Cambodian King Norodom Sihamoni, second from left, accompanied by his Queen Mother Monineath, right, greets Prime Minister Hun Sen, left, upon arrival from Beijing at Phnom Penh, file photo.

PHNOM PENH - King Norodom Sihamoni has denied an opposition request to postpone the opening National Assembly session following July’s election.

The session, scheduled for Sept. 23, is meant to begin the formation of a new government, but the opposition, which says it lost the election due to irregularities and fraud, has threatened to boycott the meeting.

In a letter to the king, 55 newly elected lawmakers from the opposition Cambodia National Rescue Party had requested a delay in the opening of the session, as they negotiate with the ruling Cambodian People’s Party over election reforms.

Yim Sovann, a Rescue Party spokesman, said the party remains committed to boycotting the session if no agreement is reached with the CPP.

“We cannot betray our conscience over the fact that we have not completely solved the problem, nor betray the people’s will by attending the opening,” he said. “Therefore, as a representative of the people, I have to respect their will.”

Opposition leaders say as many as 1.2 million voters were unable to cast ballots in the July 28 election, either through a flawed registration system or fraud on Election Day.

The Rescue Party has rejected the official results of the election, which handed the CPP a 68-to-55 win of National Assembly seats.

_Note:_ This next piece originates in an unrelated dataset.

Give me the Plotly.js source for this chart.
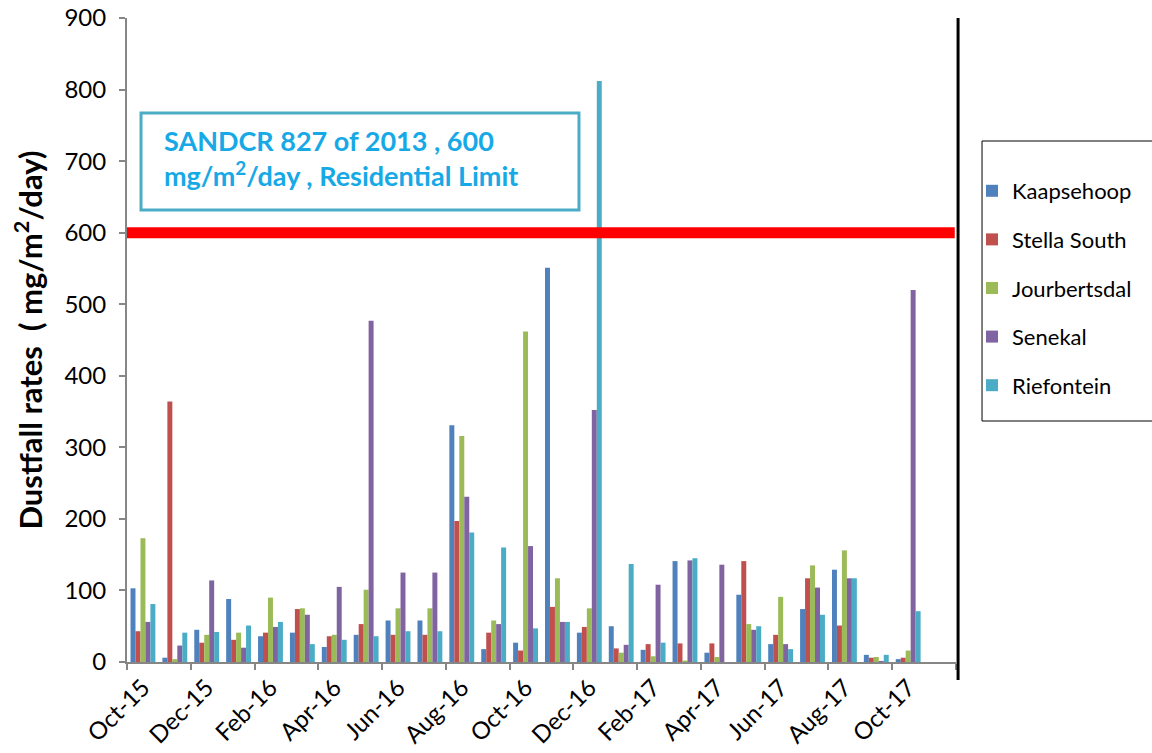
<!DOCTYPE html>
<html>
<head>
<meta charset="utf-8">
<script src="https://cdn.plot.ly/plotly-3.0.1.min.js"></script>
<style>html,body{margin:0;padding:0;background:#fff;}#chart{width:1152px;height:753px;}</style>
</head>
<body>
<div id="chart"></div>
<script>
const months = ["Oct-15","Nov-15","Dec-15","Jan-16","Feb-16","Mar-16","Apr-16","May-16","Jun-16","Jul-16","Aug-16","Sep-16","Oct-16","Nov-16","Dec-16","Jan-17","Feb-17","Mar-17","Apr-17","May-17","Jun-17","Jul-17","Aug-17","Sep-17","Oct-17","Nov-17"];
const kaapsehoop   = [103, 6, 45, 88, 36, 41, 21, 38, 58, 58, 331, 18, 27, 551, 41, 50, 17, 141, 13, 94, 25, 74, 129, 10, 4, null];
const stellaSouth  = [43, 364, 27, 31, 41, 74, 36, 53, 38, 38, 197, 41, 16, 77, 49, 19, 25, 26, 26, 141, 38, 117, 51, 6, 6, null];
const jourbertsdal = [173, 4, 38, 41, 90, 75, 38, 101, 75, 75, 316, 58, 462, 117, 75, 13, 8, 2, 7, 53, 91, 135, 156, 7, 16, null];
const senekal      = [56, 23, 114, 20, 49, 66, 105, 477, 125, 125, 231, 53, 162, 56, 352, 24, 108, 142, 136, 45, 25, 104, 117, 1.5, 520, null];
const riefontein   = [81, 41, 42, 51, 56, 25, 31, 36, 43, 43, 181, 160, 47, 56, 812, 137, 27, 145, null, 50, 18, 66, 117, 10, 71, null];
const seriesNames  = ["Kaapsehoop", "Stella South", "Jourbertsdal", "Senekal", "Riefontein"];
const limitValue = 600;
const limitText = "SANDCR 827 of 2013 , 600<br>mg/m<sup>2</sup>/day , Residential Limit";

const colors = ["#4F81BD", "#C0504D", "#9BBB59", "#8064A2", "#4BACC6"];
const allSeries = [kaapsehoop, stellaSouth, jourbertsdal, senekal, riefontein];
const xIdx = months.map((m, i) => i);

const traces = allSeries.map((vals, k) => ({
  type: "bar",
  name: seriesNames[k],
  x: xIdx,
  y: vals,
  marker: { color: colors[k], line: { width: 0 } },
  legendgroup: "g" + k,
  hoverinfo: "name+y"
}));

const labelVals = xIdx.filter(i => i % 2 === 0);
const labelText = labelVals.map(i => months[i]);
const boundaries = [];
for (let i = 0; i <= months.length; i += 2) boundaries.push(i - 0.5);

const layout = {
  width: 1152, height: 753,
  margin: { l: 127, r: 196, t: 18, b: 91, pad: 0 },
  paper_bgcolor: "#fff", plot_bgcolor: "#fff",
  font: { family: "Lato, 'Open Sans', sans-serif", color: "#000", size: 20 },
  barmode: "group", bargap: 0.22, bargroupgap: 0,
  showlegend: true,
  legend: {
    x: 1.0193, xanchor: "left", y: 0.764, yanchor: "top",
    bgcolor: "rgba(0,0,0,0)", borderwidth: 0,
    font: { size: 22, color: "#000" },
    tracegroupgap: 17, traceorder: "grouped"
  },
  xaxis: {
    range: [-0.5, months.length - 0.5],
    tickmode: "array", tickvals: labelVals, ticktext: labelText,
    tickangle: -45, tickfont: { size: 24, color: "#000" },
    ticks: "",
    minor: { tickmode: "array", tickvals: boundaries, ticks: "outside", ticklen: 6, tickwidth: 2, tickcolor: "#868686", showgrid: false },
    showline: true, linecolor: "#868686", linewidth: 2,
    showgrid: false, zeroline: false, fixedrange: true
  },
  yaxis: {
    range: [0, 900], dtick: 100, tick0: 0,
    ticks: "outside", ticklen: 6, tickwidth: 2, tickcolor: "#868686",
    tickfont: { size: 24, color: "#000" }, ticklabelstandoff: 8,
    showline: true, linecolor: "#868686", linewidth: 2,
    showgrid: false, zeroline: false,
    title: { text: "<b>Dustfall rates  ( mg/m<sup>2</sup>/day)</b>", font: { size: 31, color: "#000" }, standoff: 13 }
  },
  shapes: [
    { type: "line", xref: "paper", x0: 0, x1: 0.9985, yref: "y", y0: limitValue, y1: limitValue,
      line: { color: "#FF0000", width: 11 }, layer: "above" },
    { type: "line", xref: "paper", x0: 1.0025, x1: 1.0025, yref: "paper", y0: 1.0, y1: -0.028,
      line: { color: "#000", width: 3 }, layer: "above" },
    { type: "rect", xref: "paper", yref: "paper", x0: 1.0314, x1: 1.26, y0: 0.3742, y1: 0.809,
      line: { color: "#000", width: 1 }, fillcolor: "rgba(0,0,0,0)", layer: "above" },
    { type: "rect", xref: "paper", yref: "paper", x0: 0.01689, x1: 0.5452, y0: 0.7019, y1: 0.8525,
      line: { color: "#4BACC6", width: 3 }, fillcolor: "#fff", layer: "above" }
  ],
  annotations: [
    { xref: "paper", yref: "paper", x: 0.0422, y: 0.7826, xanchor: "left", yanchor: "middle",
      text: "<b>" + limitText + "</b>", showarrow: false, align: "left",
      font: { size: 27, color: "#17A9E6" } }
  ]
};

Plotly.newPlot("chart", traces, layout, { displayModeBar: false, staticPlot: true });
</script>
</body>
</html>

The Rescue Party is calling for an independent investigation into election fraud and a reform of the electoral system.

The CPP, meanwhile, says it will seek ways to form a new government without the opposition if the Rescue Party refuses to attend the opening session of parliament.

Government spokesman Phay Siphan dismissed the opposition’s calls for “justice” as “just an excuse not to abide by the rule of law and the constitution, as well as not respecting the king.”

“This is simply their party’s personal issue,” he said.

However, Hang Puthea, who heads the election-monitoring group Nicfec, said both parties have not found common ground, so the National Assembly session should be delayed. “The problems are not yet resolved,” he said.